A more astute comment pointed out that indeed, this is a matter of semantics. As I see it, the term "spirituality" already exists, already means something, could never have included God (because there is no God, almost surely), already resonates with people, and thus could be reclaimed from the religious, as morality has been (unless you ask the super religious). Indeed, I make the analogy to alcoholic spirits, team spirit, spirited people, diabolical villains, and sprightly gymnasts all without needing to invoke any thoughts of the supernatural. Why can't the set of practices and experiences that people already call "spiritual" retain that name without calling to anything more than what they really are (which is nearer to self-actualization combined with a set of practices and emotional and psychological states)? As a matter of fact, another term that is not identical already exists to capture most of the woo, and it is spiritualism, not spirituality.
Sure, it's playing with fire. I've already noted that the word "God" is broken, in my opinion, as a metaphor. It carries too much connotation with it and means too many things to too many people, and my goal is not to create a sect within the set of atheists who would claim that they are "spiritual but don't believe in gods" because that is already a notion that is being abused (mostly by pantheists) and is thus misleading. I admit it, the terminology here has to be careful, but there's apparently not better terminology available yet because the religious terminology has dominated the entire scene for millennia, negating the need to create another term that encompasses all of these states, emotions, practices, methods, and goals in a neat package that already resonates with people.
Frankly, I think purely secular "spirituality," to use this term in quotes to indicate what I meant via the last sentence, not only can exist, but that it can do the job that people seek it for better than religious approaches can. On the one hand, secular approaches need carry no baggage (often harmful) like all other religious ideas do. On the other, secular approaches to any mental activity are going to be de facto imbued with more freedom because there are no explicitly stated rules, regulations, goals, or other nonsense when one is a freethinker (indeed, the swami indicates that all meditation has the goal of "ego-death," which is nonsense that applies only to his particular religious conception of meditation). Furthermore, secular approaches, more trustful of science, are more likely to be well-informed by the findings of neuroscience and psychology regarding "spirituality" than their sectarian cousins.
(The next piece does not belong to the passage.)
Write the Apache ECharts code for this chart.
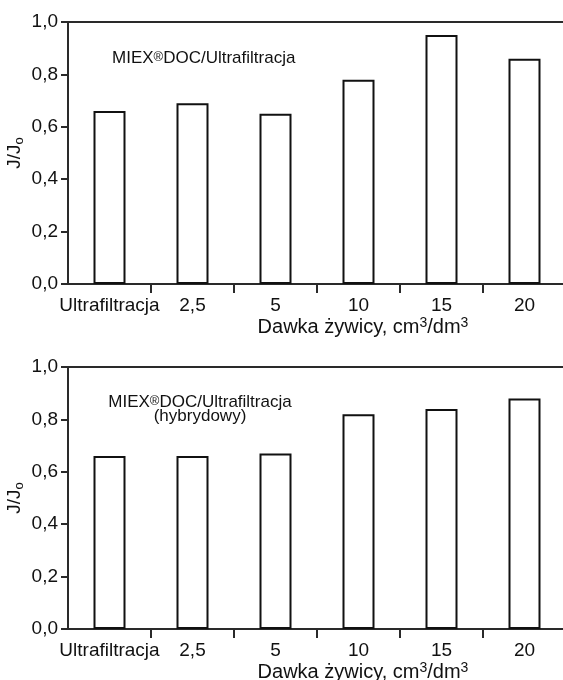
<!DOCTYPE html>
<html>
<head>
<meta charset="utf-8">
<script src="https://cdn.jsdelivr.net/npm/echarts@6/dist/echarts.min.js"></script>
<style>html,body{margin:0;padding:0;background:#fff;}#c{width:563px;height:680px;}</style>
</head>
<body>
<div id="c"></div>
<script>
const categories = ['Ultrafiltracja', '2,5', '5', '10', '15', '20'];
const valuesTop = [0.66, 0.69, 0.65, 0.78, 0.95, 0.86];
const valuesBottom = [0.66, 0.66, 0.67, 0.82, 0.84, 0.88];
const yMin = 0, yMax = 1, yStep = 0.2;
const xName = '{a|Dawka żywicy, cm}{s|3}{a|/dm}{s|3}';
const yName = '{a|J/J}{b|o}';
const noteTop = '{a|MIEX}{s|®}{a|DOC/Ultrafiltracja}';
const noteBottom = '{a|MIEX}{s|®}{a|DOC/Ultrafiltracja}\n{a|(hybrydowy)}';

const FONT = 'Liberation Sans';
const TXT = '#111';
const LINE = '#2a2a2a';

const chart = echarts.init(document.getElementById('c'), null, {renderer: 'canvas'});

function xAxes(gi) {
  return [{
    type: 'category', gridIndex: gi, data: categories, position: 'bottom',
    axisLine: {lineStyle: {color: LINE, width: 2}},
    axisTick: {show: true, length: 9, lineStyle: {color: LINE, width: 2}, interval: (i) => i > 0},
    axisLabel: {interval: 0, color: TXT, fontFamily: FONT, fontSize: 19, margin: 12},
    name: xName, nameLocation: 'middle', nameGap: 32, nameMoveOverlap: false,
    nameTextStyle: {padding: [0, 0, 0, 92], rich: {
      a: {fontFamily: FONT, fontSize: 20, color: TXT, lineHeight: 22},
      s: {fontFamily: FONT, fontSize: 14, color: TXT, lineHeight: 14, verticalAlign: 'top'}
    }}
  }, {
    type: 'category', gridIndex: gi, data: categories, position: 'top',
    axisLine: {lineStyle: {color: LINE, width: 2}},
    axisTick: {show: false}, axisLabel: {show: false}
  }];
}
function yAxis(gi) {
  return {
    type: 'value', gridIndex: gi, min: yMin, max: yMax, interval: yStep,
    splitLine: {show: false},
    axisLine: {show: true, lineStyle: {color: LINE, width: 2}},
    axisTick: {show: true, length: 7, lineStyle: {color: LINE, width: 2}},
    axisLabel: {color: TXT, fontFamily: FONT, fontSize: 19, margin: 10,
      formatter: v => v.toFixed(1).replace('.', ',')},
    name: yName, nameLocation: 'middle', nameGap: 42, nameMoveOverlap: false,
    nameTextStyle: {rich: {
      a: {fontFamily: FONT, fontSize: 19, color: TXT, lineHeight: 22},
      b: {fontFamily: FONT, fontSize: 13, color: TXT, lineHeight: 13, verticalAlign: 'bottom'}
    }}
  };
}
const barStyle = {color: '#fff', borderColor: '#111', borderWidth: 2};
const noteRich = {
  a: {fontFamily: FONT, fontSize: 17, fill: TXT, lineHeight: 14},
  s: {fontFamily: FONT, fontSize: 13, fill: TXT, lineHeight: 12, verticalAlign: 'top'}
};

chart.setOption({
  animation: false,
  backgroundColor: '#fff',
  grid: [
    {left: 68, top: 22, width: 498, height: 262, outerBoundsMode: 'none', containLabel: false},
    {left: 68, top: 367, width: 498, height: 262, outerBoundsMode: 'none', containLabel: false}
  ],
  xAxis: [...xAxes(0), ...xAxes(1)],
  yAxis: [yAxis(0), yAxis(1)],
  series: [
    {type: 'bar', xAxisIndex: 0, yAxisIndex: 0, data: valuesTop, barWidth: 32, itemStyle: barStyle},
    {type: 'bar', xAxisIndex: 2, yAxisIndex: 1, data: valuesBottom, barWidth: 32, itemStyle: barStyle}
  ],
  graphic: [
    {type: 'text', x: 112, y: 58, style: {text: noteTop, rich: noteRich, align: 'left', verticalAlign: 'middle'}},
    {type: 'text', x: 200, y: 409, style: {text: noteBottom, rich: noteRich, align: 'center', verticalAlign: 'middle'}}
  ]
});
</script>
</body>
</html>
Even further still, secular approaches are vastly more likely to employ rational skepticism and thus avoid overstepping the boundaries whereby, in the words of one fellow on Twitter, people will "seek emotional experiences and label them supernatural." Um, not if they don't think there is a supernatural.
I'm particularly caught by an observation by neuroanatomist Jill Bolte Taylor (do follow this link to watch her describe what follows), which she hit upon through the unfortunate circumstance of having a rather severe stroke that, fortunately, did not kill her. This insight hit me hard, largely because I spend years meditating very seriously and achieved some of the "deep" "spiritual" experiences that the mystics talk about and because I deeply value science and skepticism and knowing how everything works if I can. I made a connection almost immediately that grounds "spirituality" in the natural instead of the supernatural, and it even sheds light upon how the esoteric Eastern meditative traditions may be missing the point.
In very short, the "ego-death" that the swami talks about in his rather narrow piece could very possibly be what Taylor describes as taking offline (or quieting) the brain's left hemisphere's interpretation of reality, opening up the experience of the right hemisphere. If that is correct, then the goal of "ego-death" is a very limited goal. Sure, learning to get the brain to handle interpretation in a fundamentally different way is a very difficult task, but then to take that (and the profound insights it offers) and mistake it for the "true" reality is to fall for an illusion every bit as misleading as the "illusion of the ego" their traditions attempt to teach people to transcend. (Here I can meet Sam Harris at a term that he uses with caution that Christopher Hitchens advised may be beyond redemption or even completely nonsensical.)
The goal of godless "spirituality" would be, then, to engender the kinds of states of mind and psychology that allow us to have these tremendous insights offered by the meditative spiritual traditions and then to see them in the proper, scientifically-grounded light, taking from them the kind of benefit that they have to offer while keeping connection to the reality that we seem to be minds that arise from brains that have halves that each process information about reality profoundly differently. I include in these "spiritual" pursuits the fulfilling emotional states that people often call "divine," a term whose other meaning indicates immediately that seeking these is almost certainly worthwhile, as well as psychological goals like self-actualization, as described by Abraham Maslow (or perhaps, if it makes sense, some state of realization beyond actualization).
There's no need to inject the supernatural into any of this, and indeed, many good reasons to keep it out, and yet there's no need for the common a-theistic knee-jerk away from the term "spiritual" and everything that hides beneath that umbrella--of note, again, not including any spirits, which have never been there in the first place. What we are short on, perhaps, is a better term, but in the meantime, I'm entirely content advocating for an effort to take it back from the religions, pointing out while we do that they don't even have the proper perspectives (rational skepticism, evidentialism, pragmatism, etc.) to make the most of the effort--to say nothing of how they mostly peddle "Spirituality Lite" (Chapter 9 of God Doesn't; We Do) instead of anything resembling real "spirituality."
For suggestions, I'm all ears. I certainly don't intend to mislead, though honestly, just as Christians have usurped holidays to their advantage over the centuries, I'm not afraid to use a term to draw people out of religious traditions if part of what keeps them there is that they fear they'll be losing a cornerstone of their experience if they drop the belief in myths, legends, magic, and dogma.